Rating: 5 out of 5
There is something fundamentally simple in Mr Bryson’s approach. While we aren’t dealing with a historian extraordinaire, it is clear that the author takes interest in nearly everything. Here, the story of the 1950’s and 1960’s in the United States is brought together with the first twenty years of the author’s life. The juxtaposition of the life with the times creates a modern chronicle with which the major political and economic events are coloured in with what Young Bill did.
One can nearly always bring the judgement against Mr Bryson that he uses too much sarcasm, that the hyperbole is too evident. The same applies here—though I generally enjoy the overconfidence he displays—especially when he speaks of his family, but a frequent reader knows to discount half of this to find the truth. In a change, a touching endword to this book also accounts for the exaggerations and describes the reaction of both friends and family. As such, even had I thought less of the author for these devices, the reader can forgive the seeming injustice he’s done to his peers.

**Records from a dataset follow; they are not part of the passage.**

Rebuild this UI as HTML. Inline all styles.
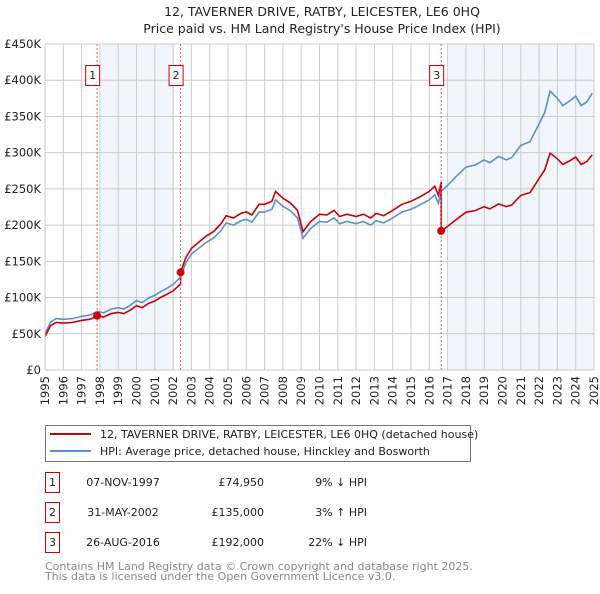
<!DOCTYPE html>
<html><head><meta charset="utf-8"><style>
body{margin:0;background:#fff;font-family:"DejaVu Sans","Liberation Sans",sans-serif;}
svg text{font-family:"DejaVu Sans","Liberation Sans",sans-serif;}
</style></head><body>
<svg id="chart" width="600" height="590" viewBox="0 0 600 590" xmlns="http://www.w3.org/2000/svg">
<text x="322" y="16" text-anchor="middle" font-size="12.5" fill="#222">12, TAVERNER DRIVE, RATBY, LEICESTER, LE6 0HQ</text>
<text x="322" y="33" text-anchor="middle" font-size="12.5" fill="#222">Price paid vs. HM Land Registry's House Price Index (HPI)</text>
<g id="shades"></g><g id="grid"></g><g id="series"></g><g id="marks"></g><g id="axes"></g>
<g>
<rect x="45.5" y="425.5" width="425" height="36" fill="#fff" stroke="#777"/>
<line x1="50" y1="434" x2="91" y2="434" stroke="#cc0000" stroke-width="2"/>
<text x="100" y="438" font-size="11" fill="#222">12, TAVERNER DRIVE, RATBY, LEICESTER, LE6 0HQ (detached house)</text>
<line x1="50" y1="451" x2="91" y2="451" stroke="#5e8fd0" stroke-width="2"/>
<text x="100" y="455" font-size="11" fill="#222">HPI: Average price, detached house, Hinckley and Bosworth</text>
</g>
<g id="table" font-size="11" fill="#222"></g>
<text x="45" y="570" font-size="11" fill="#888">Contains HM Land Registry data © Crown copyright and database right 2025.</text>
<text x="45" y="580" font-size="11" fill="#888">This data is licensed under the Open Government Licence v3.0.</text>
</svg>
<script>
const hpiYears=[1995.0,1995.3,1995.6,1996.0,1996.5,1997.0,1997.5,1997.85,1998.2,1998.6,1999.0,1999.3,1999.7,2000.0,2000.3,2000.7,2001.0,2001.3,2001.6,2002.0,2002.4,2002.7,2003.0,2003.4,2003.8,2004.2,2004.6,2004.9,2005.3,2005.7,2006.0,2006.3,2006.7,2007.0,2007.4,2007.6,2008.0,2008.4,2008.8,2009.1,2009.5,2010.0,2010.4,2010.8,2011.1,2011.5,2012.0,2012.4,2012.8,2013.1,2013.5,2014.0,2014.5,2015.0,2015.5,2016.0,2016.3,2016.5,2016.65,2017.0,2017.5,2018.0,2018.5,2019.0,2019.3,2019.8,2020.2,2020.5,2021.0,2021.5,2022.0,2022.3,2022.6,2023.0,2023.3,2023.7,2024.0,2024.3,2024.6,2024.9];
const hpiValues=[50000,66000,71000,70000,71000,74000,76000,81000,79000,84000,86000,84000,90000,96000,93000,100000,103000,108000,112000,118000,128000,148000,160000,168000,176000,182000,192000,203000,200000,206000,208000,204000,218000,218000,222000,235000,226000,220000,210000,182000,195000,205000,204000,210000,202000,205000,202000,205000,200000,206000,203000,210000,218000,222000,228000,235000,242000,230000,247000,255000,268000,280000,283000,290000,286000,295000,290000,293000,310000,315000,340000,355000,385000,375000,365000,372000,378000,365000,370000,382000];
const saleYears=[1997.85,2002.41,2016.65];
const salePrices=[74950,135000,192000];
const saleLabels=["1","2","3"];
const saleDates=["07-NOV-1997","31-MAY-2002","26-AUG-2016"];
const salePriceText=["£74,950","£135,000","£192,000"];
const saleHpiText=["9% ↓ HPI","3% ↑ HPI","22% ↓ HPI"];
const yTicks=[0,50000,100000,150000,200000,250000,300000,350000,400000,450000];
const yTickLabels=["£0","£50K","£100K","£150K","£200K","£250K","£300K","£350K","£400K","£450K"];
const xTicks=[1995,1996,1997,1998,1999,2000,2001,2002,2003,2004,2005,2006,2007,2008,2009,2010,2011,2012,2013,2014,2015,2016,2017,2018,2019,2020,2021,2022,2023,2024,2025];

const X0=45,X1=594,Y0=370,Y1=44;
const xs=y=>X0+(y-1995)/30*(X1-X0);
const ys=v=>Y0-v/450000*(Y0-Y1);
const NS="http://www.w3.org/2000/svg";
function mk(tag,attrs,parent){const e=document.createElementNS(NS,tag);for(const k in attrs)e.setAttribute(k,attrs[k]);parent.appendChild(e);return e;}
const G=id=>document.getElementById(id);

// shading
let s1=mk('rect',{x:xs(1998.05),y:Y1,width:xs(2002.05)-xs(1998.05),height:Y0-Y1,fill:'#eef3fb',opacity:0.8},G('shades'));


let s2=mk('rect',{x:xs(2017.05),y:Y1,width:X1-xs(2017.05),height:Y0-Y1,fill:'#eef3fb',opacity:0.8},G('shades'));



// grid
yTicks.forEach((v,i)=>{
 let l=mk('line',{x1:X0,x2:X1,y1:ys(v),y2:ys(v),stroke:'#cccccc'},G('grid'));
 
 
 let t=mk('text',{x:X0-4,y:ys(v)+4,'text-anchor':'end','font-size':11.5,fill:'#222'},G('axes'));
 t.textContent=yTickLabels[i];
 
 
});
xTicks.forEach(yr=>{
 let l=mk('line',{x1:xs(yr),x2:xs(yr),y1:Y1,y2:Y0,stroke:'#cccccc'},G('grid'));
 
 
 let t=mk('text',{x:0,y:0,'text-anchor':'end','font-size':11.5,fill:'#222',transform:`translate(${xs(yr)+4},376) rotate(-90)`},G('axes'));
 t.textContent=yr;
 
 
});
let ax=mk('line',{x1:X0,x2:X0,y1:Y1,y2:Y0,stroke:'#ccc'},G('axes'));



function hpiAt(y){for(let i=1;i<hpiYears.length;i++){if(y<=hpiYears[i]){const t=(y-hpiYears[i-1])/(hpiYears[i]-hpiYears[i-1]);return hpiValues[i-1]+t*(hpiValues[i]-hpiValues[i-1]);}}return hpiValues[hpiValues.length-1];}
const ratios=saleYears.map((y,i)=>salePrices[i]/hpiAt(y));
function ratioAt(y){let r=ratios[0];for(let i=0;i<saleYears.length;i++)if(y>=saleYears[i])r=ratios[i];return r;}

let bp=hpiYears.map((y,i)=>(i?'L':'M')+xs(y).toFixed(1)+','+ys(hpiValues[i]).toFixed(1)).join('');
let bl=mk('path',{d:bp,fill:'none',stroke:'#5e8fd0','stroke-width':1.6},G('series'));



// red: combine hpi points and sale points
let pts=[];
hpiYears.forEach((y,i)=>pts.push([y,hpiValues[i]*ratioAt(y)]));
saleYears.forEach((y,i)=>{pts.push([y-0.001,hpiAt(y-0.001)*(i?ratios[i-1]:ratios[0])]);pts.push([y,salePrices[i]]);});
pts.sort((a,b)=>a[0]-b[0]);
let rp=pts.map((p,i)=>(i?'L':'M')+xs(p[0]).toFixed(1)+','+ys(p[1]).toFixed(1)).join('');
let rl=mk('path',{d:rp,fill:'none',stroke:'#cc0000','stroke-width':1.6},G('series'));



saleYears.forEach((y,i)=>{
 let v=mk('line',{x1:xs(y),x2:xs(y),y1:Y1,y2:Y0,stroke:'#e06060','stroke-dasharray':'2,2'},G('marks'));
 
 
 let c=mk('circle',{cx:xs(y),cy:ys(salePrices[i]),r:4,fill:'#cc0000'},G('marks'));
 
 
 let b=mk('rect',{x:xs(y)-11.5,y:65.5,width:14,height:20,fill:'#fff',stroke:'#cc0000'},G('marks'));
 
 
 let t=mk('text',{x:xs(y)-4.5,y:79,'text-anchor':'middle','font-size':11,fill:'#222'},G('marks'));
 t.textContent=saleLabels[i];
 
 
 // table
 const ry=483+i*30;
 let tb=mk('rect',{x:45.5,y:ry-10.5,width:14,height:20,fill:'#fff',stroke:'#cc0000'},G('table'));
 
 
 let tn=mk('text',{x:52.5,y:ry+3,'text-anchor':'middle'},G('table'));
 tn.textContent=saleLabels[i];
 
 
 let td=mk('text',{x:123,y:ry+3,'text-anchor':'middle'},G('table'));
 td.textContent=saleDates[i];
 
 
 let tp=mk('text',{x:264,y:ry+3,'text-anchor':'end'},G('table'));
 tp.textContent=salePriceText[i];
 
 
 let th=mk('text',{x:367,y:ry+3,'text-anchor':'end'},G('table'));
 th.textContent=saleHpiText[i];
 
 
});
</script>
</body></html>
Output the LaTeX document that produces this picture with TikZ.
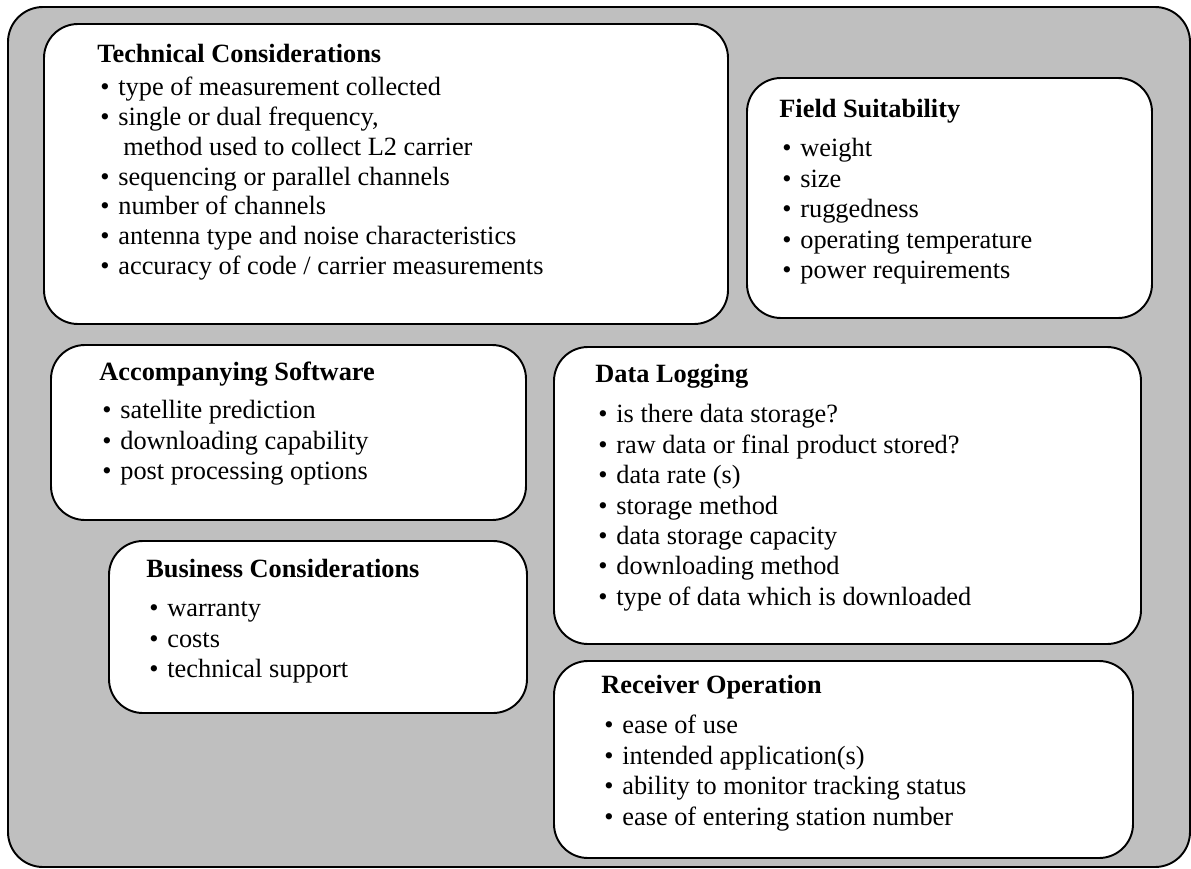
\documentclass[tikz,border=0pt]{standalone}
\usepackage{fontspec}
\setmainfont{Liberation Serif}
\usetikzlibrary{fit}
\definecolor{framegray}{RGB}{191,191,191}
\newcommand{\itm}[1]{\makebox[0.42cm][l]{\hspace{0.06cm}\textbullet}#1}
\newenvironment{pnllist}{\begin{tabular}[t]{@{}l@{}}}{\end{tabular}}

\begin{document}
\begin{tikzpicture}[
    x=0.02cm, y=-0.02cm,
    frm/.style={draw, line width=1.1pt, rounded corners=0.7cm, fill=framegray, inner sep=0pt},
    pnl/.style={draw, line width=1.1pt, rounded corners=0.68cm, fill=white, inner sep=0pt},
    lst/.style={anchor=base west, inner sep=0pt, font=\fontsize{15}{17.3}\selectfont}
]
\useasboundingbox (0,0) rectangle (1191,869);
\node[frm, fit={(8,7) (1190,867)}] (frame) {};

\node[pnl, fit={(44,24) (728,324)}] (tech) {};
\node[pnl, fit={(747,78) (1152,318)}] (field) {};
\node[pnl, fit={(51,345) (526,520)}] (soft) {};
\node[pnl, fit={(554,347) (1141,644)}] (dlog) {};
\node[pnl, fit={(109,541) (527,713)}] (biz) {};
\node[pnl, fit={(554,661) (1133,858)}] (recv) {};

\node[lst, font=\fontsize{15}{17}\selectfont] (techtxt) at ([shift={(54,39)}]tech.north west)
    {\begin{pnllist}
     \textbf{Technical Considerations}\\[2pt]
     \itm{type of measurement collected}\\
     \itm{single or dual frequency,}\\
     \hspace{0.52cm}method used to collect L2 carrier\\
     \itm{sequencing or parallel channels}\\
     \itm{number of channels}\\
     \itm{antenna type and noise characteristics}\\
     \itm{accuracy of code / carrier measurements}
     \end{pnllist}};
\node[lst] (fieldtxt) at ([shift={(33,40)}]field.north west)
    {\begin{pnllist}
     \textbf{Field Suitability}\\[5.4pt]
     \itm{weight}\\
     \itm{size}\\
     \itm{ruggedness}\\
     \itm{operating temperature}\\
     \itm{power requirements}
     \end{pnllist}};
\node[lst] (softtxt) at ([shift={(49,36)}]soft.north west)
    {\begin{pnllist}
     \textbf{Accompanying Software}\\[4.8pt]
     \itm{satellite prediction}\\
     \itm{downloading capability}\\
     \itm{post processing options}
     \end{pnllist}};
\node[lst] (dlogtxt) at ([shift={(42,36)}]dlog.north west)
    {\begin{pnllist}
     \textbf{Data Logging}\\[6pt]
     \itm{is there data storage?}\\
     \itm{raw data or final product stored?}\\
     \itm{data rate (s)}\\
     \itm{storage method}\\
     \itm{data storage capacity}\\
     \itm{downloading method}\\
     \itm{type of data which is downloaded}
     \end{pnllist}};
\node[lst] (biztxt) at ([shift={(38,37)}]biz.north west)
    {\begin{pnllist}
     \textbf{Business Considerations}\\[5.4pt]
     \itm{warranty}\\
     \itm{costs}\\
     \itm{technical support}
     \end{pnllist}};
\node[lst] (recvtxt) at ([shift={(48,33)}]recv.north west)
    {\begin{pnllist}
     \textbf{Receiver Operation}\\[6pt]
     \itm{ease of use}\\
     \itm{intended application(s)}\\
     \itm{ability to monitor tracking status}\\
     \itm{ease of entering station number}
     \end{pnllist}};
\end{tikzpicture}
\end{document}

The selection of historical narratives which Mr Bryson chose to enliven his account are also commendable. This work does not portray itself as a political history or want to explain the intricacies of geography, and yet the author’s quill is capable enough that many events are described in great detail. It didn’t escape my notice that the description of the 1954 Guatemala coup was more thorough here than in some works which portray themselves as narrative histories or popular science books.
Overall, a strong recommend from me! I know not everyone can get past Mr Bryson’s funny but enjoyable style, but it is worth a try. If nothing else, this author is likely to expand most reader’s understanding of the United States!